Working with a sports psychologist, Hirniak has gotten to the point where, "Someone says ready-go and I can close my eyes and do a 200 fly, picturing every stroke, and get within five seconds of where I want the time to be."

This is the working definition of second nature: when Hirniak finally dives in later this month to swim that race, his brain will know exactly what it's doing. The idea is that because his brain's been there before, every stroke of the way, his mind is less likely to overflow with doubt -- or better yet, admit any doubt at all.

Race visualization is much like any other kind of mental rehearsal or routine, and people benefit in many of the same ways that they do from awareness or mindfulness meditation. Part of reducing nervousness immediately before and during a race is minimizing the influence of negative thoughts, getting the overactive mind out of the way and letting the body do what it is perfectly prepared to do. The best way to do this is by increasing your focus on the present. That frees an athlete from the what-about-this, what-about-that anxiety that crippled Hirniak in 2008.

"If you can overcome that and really just live in the moment," he says, "then everything that you're doing will change you as a person.
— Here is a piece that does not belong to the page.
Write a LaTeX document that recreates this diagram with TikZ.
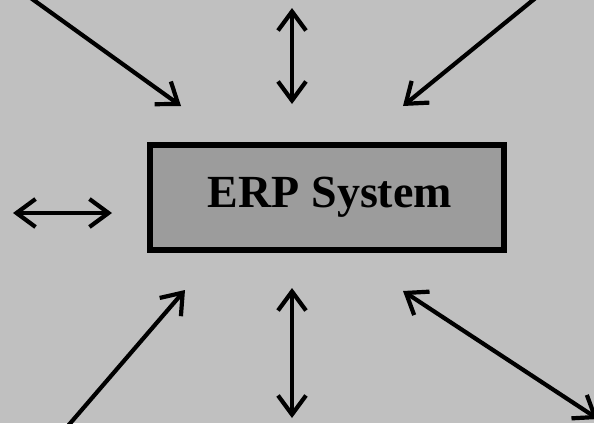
\documentclass[tikz,border=0pt]{standalone}
\usepackage{fontspec}
\setmainfont{Liberation Serif}
\usetikzlibrary{arrows.meta}
\definecolor{bgray}{HTML}{C0C0C0}
\definecolor{boxgray}{HTML}{9C9C9C}
\tikzset{
  link/.style={line width=4.2pt, draw=black, -{Straight Barb[length=19pt,width=28pt]}},
  dlink/.style={line width=4.2pt, draw=black, {Straight Barb[length=19pt,width=28pt]}-{Straight Barb[length=19pt,width=28pt]}},
  erpbox/.style={draw=black, line width=6pt, fill=boxgray, minimum width=354pt, minimum height=105pt, inner sep=0pt},
  erptext/.style={font=\fontsize{46}{50}\selectfont\bfseries, inner sep=0pt, anchor=base}
}
\begin{document}
\begin{tikzpicture}[x=1pt,y=-1pt]
\fill[bgray] (0,0) rectangle (594,423);
\useasboundingbox (0,0) rectangle (594,423);
\begin{scope}
\clip (0,0) rectangle (594,423);
\node[erpbox] (erp) at (327,197.5) {};
\node[erptext] (erplabel) at (330,207) {ERP System};
% endpoints
\coordinate (tlA) at (28,-4);
\coordinate (tlB) at (181,106);
\coordinate (tcA) at (292,8);
\coordinate (tcB) at (292,104);
\coordinate (trA) at (538,-4);
\coordinate (trB) at (403,106);
\coordinate (lA) at (13,213);
\coordinate (lB) at (112,213);
\coordinate (blA) at (67,427);
\coordinate (blB) at (185,290);
\coordinate (bcA) at (292,288);
\coordinate (bcB) at (292,418);
\coordinate (brA) at (403,291);
\coordinate (brB) at (598,419);
\draw[link] (tlA) -- (tlB);
\draw[dlink] (tcA) -- (tcB);
\draw[link] (trA) -- (trB);
\draw[dlink] (lA) -- (lB);
\draw[link] (blA) -- (blB);
\draw[dlink] (bcA) -- (bcB);
\draw[dlink] (brA) -- (brB);
\end{scope}
\end{tikzpicture}
\end{document}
I've become a more observant person. I know that I have the capacity for hard work and dedication."

These days, instead of wondering whether he's dong the right kind of training, Hirniak spends those meditative hours in the pool wondering just how far his training can take him. “Obviously you can do things in team sports that have never been done before, but in sports where training is the main focus – cycling, running, swimming, rowing – it’s a different kind of one-on-one mentality. I ask myself a lot, ‘How far can you actually go? What’s the limit?'"

This line of questioning inevitably brings Hirniak back to one of his most poignant motivators, and something he couldn't let the interview end without mentioning. Fran Crippen, who drowned swimming in a 10K open water race in October 2010, was Hirniak's teammate and close friend for three years at UVa. They faced the same disappointment at their respective Olympic Trials in 2008, and relied on one another afterwards for support. The two talked often over the course of the following fall, Hirniak says, and "Fran asked me if I still loved it, if I still thought I could be better. Those conversations helped me decide to keep swimming, that I hadn't reached my potential."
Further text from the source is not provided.